The automaker's supervisory and executive boards signed off on the plan to sell shares at 38 euros apiece to current owners, Porsche said Sunday. One existing share carries the right to subscribe to 0.75 new shares. The price is a 32 percent discount to the preferred stock's close on March 25 of 56.22 euros.
Porsche, which plans to use the proceeds to cut debt to about 1.5 billion euros, last week said a timetable to sell the shares still stands amid the volatile financial markets following the Japanese earthquake.
Porsche and Volkswagen agreed to combine in August 2009 after Porsche racked up more than 10 billion euros of debt in an unsuccessful attempt to gain control of VW.
"It's not the perfect timing given how volatile the market has been in recent weeks, but they're under pressure to get this done," said Juergen Pieper, a Frankfurt-based analyst at Bankhaus Metzler. "They're averting the much greater damage that would occur if the merger were pushed back for months."
The sale will be split evenly between preferred and common stock at 2.5 billion euros each.
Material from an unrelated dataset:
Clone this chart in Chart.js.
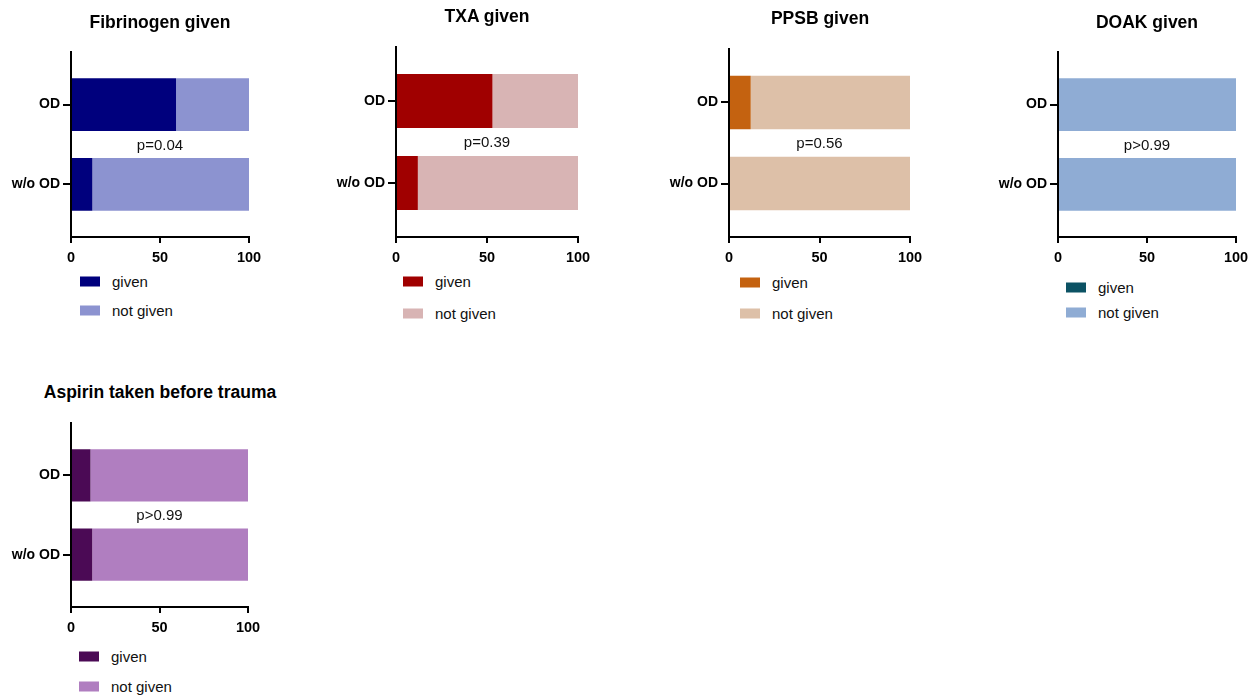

The common shares are controlled by the Porsche and Piech families. The subscription for the sale begins March 30 and ends April 12.
Porsche preferred shares have gained 27 percent in the last year, valuing the carmaker at 9.83 billion euros. The stock dropped 0.3 percent on March 25 to 56.22 euros.
The combination, originally scheduled for completion in the second half of 2011, will probably be delayed into next year because of German legal obstacles. An investigation into share-price manipulation will likely push the deal's completion into 2012, Porsche said Feb. 24.
Net debt at Porsche's holding company increased to 6.34 billion euros as of Dec. 31 from 6.05 billion euros on July 31 because of tax repayments. Porsche shareholders last year approved the stock sale to raise the funds.
Volkswagen now owns 49.9 percent of Porsche's automaking operations. Proceeds from the share sale will help pay back a 2.5 billion-euro bank loan expiring at the end of June.
"The company will use all of the net proceeds for the repayment of liabilities under its credit facilities," Porsche said in the statement.
Full-year revenue at Porsche's auto-making division may exceed last year's levels, Chief Executive Officer Matthias Mueller said this month. The carmaker posted record revenue of 3.87 billion euros for the August to December period. Porsche's holding company expects another profit in 2011, Poetsch said.
Short sellers of VW stock have sued Porsche in the U.S., claiming the carmaker secretly piled up VW shares and later caused the investors to lose more than $1 billion. At the same time, institutional investors in Germany are seeking 2.5 billion euros in damages over the matter. Porsche has repeatedly denied all the allegations.